Set task:
Gather up the lines with the word "this" in them.

Plotting code records:
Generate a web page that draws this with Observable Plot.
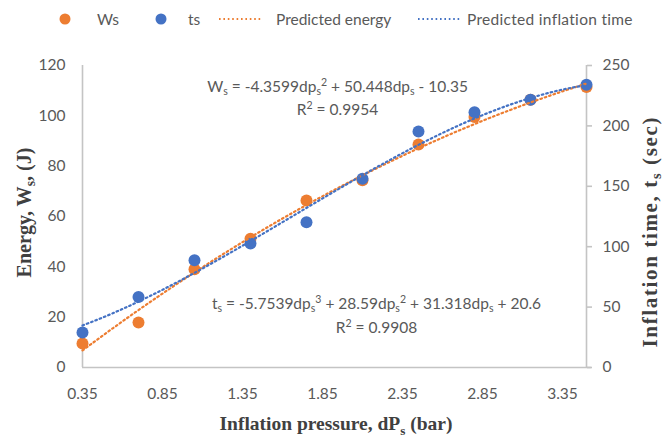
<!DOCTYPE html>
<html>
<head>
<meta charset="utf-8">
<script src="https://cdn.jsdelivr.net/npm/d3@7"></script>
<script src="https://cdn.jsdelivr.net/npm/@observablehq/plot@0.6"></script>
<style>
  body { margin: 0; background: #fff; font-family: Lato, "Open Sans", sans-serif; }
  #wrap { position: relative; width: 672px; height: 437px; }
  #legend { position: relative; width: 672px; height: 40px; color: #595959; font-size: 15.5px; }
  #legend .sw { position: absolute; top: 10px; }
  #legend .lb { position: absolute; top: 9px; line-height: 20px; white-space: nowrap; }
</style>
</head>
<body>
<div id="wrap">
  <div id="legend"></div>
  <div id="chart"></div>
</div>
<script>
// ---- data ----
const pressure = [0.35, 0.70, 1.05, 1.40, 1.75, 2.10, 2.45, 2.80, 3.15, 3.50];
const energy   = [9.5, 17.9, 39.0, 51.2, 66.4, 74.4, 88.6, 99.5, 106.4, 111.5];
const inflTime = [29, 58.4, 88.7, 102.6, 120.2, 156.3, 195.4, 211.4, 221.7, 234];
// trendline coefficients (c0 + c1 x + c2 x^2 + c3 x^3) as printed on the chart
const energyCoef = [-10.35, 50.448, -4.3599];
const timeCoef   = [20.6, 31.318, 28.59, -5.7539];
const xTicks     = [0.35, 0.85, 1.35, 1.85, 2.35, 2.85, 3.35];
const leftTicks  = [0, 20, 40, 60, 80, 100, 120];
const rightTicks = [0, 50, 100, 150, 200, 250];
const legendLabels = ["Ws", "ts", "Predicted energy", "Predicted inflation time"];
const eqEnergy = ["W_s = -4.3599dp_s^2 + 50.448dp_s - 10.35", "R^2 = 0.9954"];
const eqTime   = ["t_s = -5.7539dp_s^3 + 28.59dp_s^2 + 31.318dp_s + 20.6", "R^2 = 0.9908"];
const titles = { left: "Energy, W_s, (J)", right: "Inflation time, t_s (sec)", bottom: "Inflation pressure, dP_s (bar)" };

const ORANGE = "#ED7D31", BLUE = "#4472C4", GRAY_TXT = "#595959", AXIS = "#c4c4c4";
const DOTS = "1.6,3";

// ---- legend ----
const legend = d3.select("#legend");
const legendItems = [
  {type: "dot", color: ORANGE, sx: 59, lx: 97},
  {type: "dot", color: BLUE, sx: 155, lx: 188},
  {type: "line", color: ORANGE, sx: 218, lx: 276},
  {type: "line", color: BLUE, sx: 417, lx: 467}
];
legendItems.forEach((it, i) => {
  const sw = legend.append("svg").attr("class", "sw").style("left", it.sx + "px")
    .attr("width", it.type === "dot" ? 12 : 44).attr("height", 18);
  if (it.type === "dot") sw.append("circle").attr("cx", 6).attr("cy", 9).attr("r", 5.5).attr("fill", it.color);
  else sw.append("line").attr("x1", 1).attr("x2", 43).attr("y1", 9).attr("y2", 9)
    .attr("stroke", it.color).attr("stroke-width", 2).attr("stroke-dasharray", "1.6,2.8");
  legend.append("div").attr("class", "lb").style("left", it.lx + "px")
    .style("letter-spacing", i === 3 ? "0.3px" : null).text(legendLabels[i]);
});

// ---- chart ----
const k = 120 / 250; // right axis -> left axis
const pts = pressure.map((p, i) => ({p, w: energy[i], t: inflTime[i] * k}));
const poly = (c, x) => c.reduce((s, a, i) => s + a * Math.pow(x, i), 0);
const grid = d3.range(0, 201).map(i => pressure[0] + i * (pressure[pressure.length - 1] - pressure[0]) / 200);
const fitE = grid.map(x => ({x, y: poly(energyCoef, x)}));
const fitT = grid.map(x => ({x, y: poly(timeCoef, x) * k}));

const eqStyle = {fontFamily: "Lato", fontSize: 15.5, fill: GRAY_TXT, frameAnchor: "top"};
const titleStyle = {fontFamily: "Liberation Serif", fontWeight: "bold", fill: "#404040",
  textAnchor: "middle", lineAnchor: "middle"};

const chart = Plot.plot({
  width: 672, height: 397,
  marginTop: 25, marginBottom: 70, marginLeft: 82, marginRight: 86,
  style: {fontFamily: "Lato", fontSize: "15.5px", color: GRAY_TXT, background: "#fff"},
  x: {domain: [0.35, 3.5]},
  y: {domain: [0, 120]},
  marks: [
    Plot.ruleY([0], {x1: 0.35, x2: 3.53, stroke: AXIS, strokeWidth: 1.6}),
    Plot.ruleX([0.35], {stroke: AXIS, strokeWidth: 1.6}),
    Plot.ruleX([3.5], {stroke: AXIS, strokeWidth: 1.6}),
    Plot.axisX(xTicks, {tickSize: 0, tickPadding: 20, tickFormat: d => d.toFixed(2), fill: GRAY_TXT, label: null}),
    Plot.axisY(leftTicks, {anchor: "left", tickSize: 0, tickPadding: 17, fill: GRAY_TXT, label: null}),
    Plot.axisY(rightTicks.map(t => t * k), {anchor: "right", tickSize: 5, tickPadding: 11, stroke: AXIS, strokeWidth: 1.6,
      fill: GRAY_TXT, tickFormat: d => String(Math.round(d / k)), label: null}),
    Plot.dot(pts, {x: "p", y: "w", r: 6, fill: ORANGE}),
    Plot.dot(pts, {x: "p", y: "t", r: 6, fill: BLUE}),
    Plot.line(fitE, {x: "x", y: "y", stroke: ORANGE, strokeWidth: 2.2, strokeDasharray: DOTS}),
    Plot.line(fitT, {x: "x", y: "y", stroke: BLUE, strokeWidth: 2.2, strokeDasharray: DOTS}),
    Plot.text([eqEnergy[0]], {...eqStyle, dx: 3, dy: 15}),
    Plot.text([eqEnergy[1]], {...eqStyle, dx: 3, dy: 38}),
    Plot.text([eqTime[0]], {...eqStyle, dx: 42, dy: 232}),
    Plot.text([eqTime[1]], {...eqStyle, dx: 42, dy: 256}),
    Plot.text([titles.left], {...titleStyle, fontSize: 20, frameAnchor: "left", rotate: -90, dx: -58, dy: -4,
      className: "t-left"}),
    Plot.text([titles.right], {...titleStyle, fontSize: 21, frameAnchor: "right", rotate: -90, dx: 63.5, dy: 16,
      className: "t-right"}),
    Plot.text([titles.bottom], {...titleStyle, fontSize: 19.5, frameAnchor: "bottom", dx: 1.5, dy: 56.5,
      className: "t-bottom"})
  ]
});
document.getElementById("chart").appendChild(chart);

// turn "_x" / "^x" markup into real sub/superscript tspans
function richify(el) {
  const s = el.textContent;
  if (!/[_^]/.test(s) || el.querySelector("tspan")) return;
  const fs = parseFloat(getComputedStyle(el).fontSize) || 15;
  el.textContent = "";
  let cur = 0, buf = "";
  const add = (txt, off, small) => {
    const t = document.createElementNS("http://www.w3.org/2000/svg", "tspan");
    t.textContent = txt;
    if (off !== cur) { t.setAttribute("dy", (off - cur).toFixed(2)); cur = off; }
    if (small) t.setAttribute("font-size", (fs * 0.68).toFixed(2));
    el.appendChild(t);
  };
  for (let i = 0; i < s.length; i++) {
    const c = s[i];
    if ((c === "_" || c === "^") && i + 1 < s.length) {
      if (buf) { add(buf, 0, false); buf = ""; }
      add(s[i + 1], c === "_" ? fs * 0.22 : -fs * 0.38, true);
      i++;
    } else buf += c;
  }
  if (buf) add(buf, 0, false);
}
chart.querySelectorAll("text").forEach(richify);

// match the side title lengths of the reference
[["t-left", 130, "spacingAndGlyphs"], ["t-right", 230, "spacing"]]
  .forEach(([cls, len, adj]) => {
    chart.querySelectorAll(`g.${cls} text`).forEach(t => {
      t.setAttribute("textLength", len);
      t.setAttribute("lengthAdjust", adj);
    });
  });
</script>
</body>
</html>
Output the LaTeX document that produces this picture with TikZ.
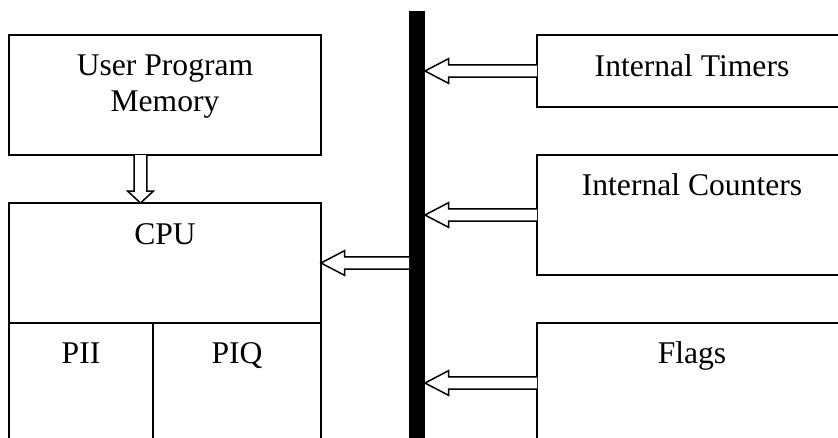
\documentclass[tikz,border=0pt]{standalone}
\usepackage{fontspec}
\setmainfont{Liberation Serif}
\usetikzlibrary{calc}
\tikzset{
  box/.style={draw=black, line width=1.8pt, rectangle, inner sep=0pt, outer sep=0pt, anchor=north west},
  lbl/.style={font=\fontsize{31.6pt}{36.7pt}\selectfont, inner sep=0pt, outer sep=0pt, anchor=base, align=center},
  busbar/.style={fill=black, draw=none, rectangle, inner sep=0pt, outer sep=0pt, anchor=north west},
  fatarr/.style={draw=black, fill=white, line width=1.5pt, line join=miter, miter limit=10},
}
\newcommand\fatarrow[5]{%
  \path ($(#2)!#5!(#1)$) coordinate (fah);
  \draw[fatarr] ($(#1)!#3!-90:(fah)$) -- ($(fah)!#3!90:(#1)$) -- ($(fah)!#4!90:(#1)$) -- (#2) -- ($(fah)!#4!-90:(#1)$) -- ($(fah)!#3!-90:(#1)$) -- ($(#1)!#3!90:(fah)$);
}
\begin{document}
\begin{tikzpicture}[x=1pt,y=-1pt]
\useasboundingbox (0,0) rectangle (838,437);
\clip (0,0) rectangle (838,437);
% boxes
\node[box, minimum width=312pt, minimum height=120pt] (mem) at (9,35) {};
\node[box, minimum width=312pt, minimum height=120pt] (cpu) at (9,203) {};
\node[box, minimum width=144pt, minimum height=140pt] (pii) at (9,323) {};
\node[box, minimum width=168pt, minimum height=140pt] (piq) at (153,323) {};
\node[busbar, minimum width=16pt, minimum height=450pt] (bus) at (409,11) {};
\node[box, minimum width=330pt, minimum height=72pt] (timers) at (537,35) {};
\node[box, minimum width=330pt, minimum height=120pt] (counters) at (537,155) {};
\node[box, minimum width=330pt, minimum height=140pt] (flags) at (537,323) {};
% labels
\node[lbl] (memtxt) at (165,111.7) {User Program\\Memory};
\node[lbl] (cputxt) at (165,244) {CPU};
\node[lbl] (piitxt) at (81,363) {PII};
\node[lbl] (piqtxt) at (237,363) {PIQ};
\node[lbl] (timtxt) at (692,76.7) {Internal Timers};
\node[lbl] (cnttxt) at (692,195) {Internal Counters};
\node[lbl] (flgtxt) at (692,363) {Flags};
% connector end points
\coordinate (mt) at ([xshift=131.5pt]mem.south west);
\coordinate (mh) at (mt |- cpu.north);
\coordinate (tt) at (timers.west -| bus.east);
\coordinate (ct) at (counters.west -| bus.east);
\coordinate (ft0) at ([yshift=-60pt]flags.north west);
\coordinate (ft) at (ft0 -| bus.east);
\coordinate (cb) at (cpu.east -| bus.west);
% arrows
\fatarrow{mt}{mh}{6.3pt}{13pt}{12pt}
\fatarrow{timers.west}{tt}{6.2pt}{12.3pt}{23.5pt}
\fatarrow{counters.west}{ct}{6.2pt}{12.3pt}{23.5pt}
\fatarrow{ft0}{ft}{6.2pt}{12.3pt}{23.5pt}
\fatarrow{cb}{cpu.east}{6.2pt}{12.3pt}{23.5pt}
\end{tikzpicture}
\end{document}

Right answer:
Generate a web page that draws this with Observable Plot.
Output the LaTeX document that produces this picture with TikZ.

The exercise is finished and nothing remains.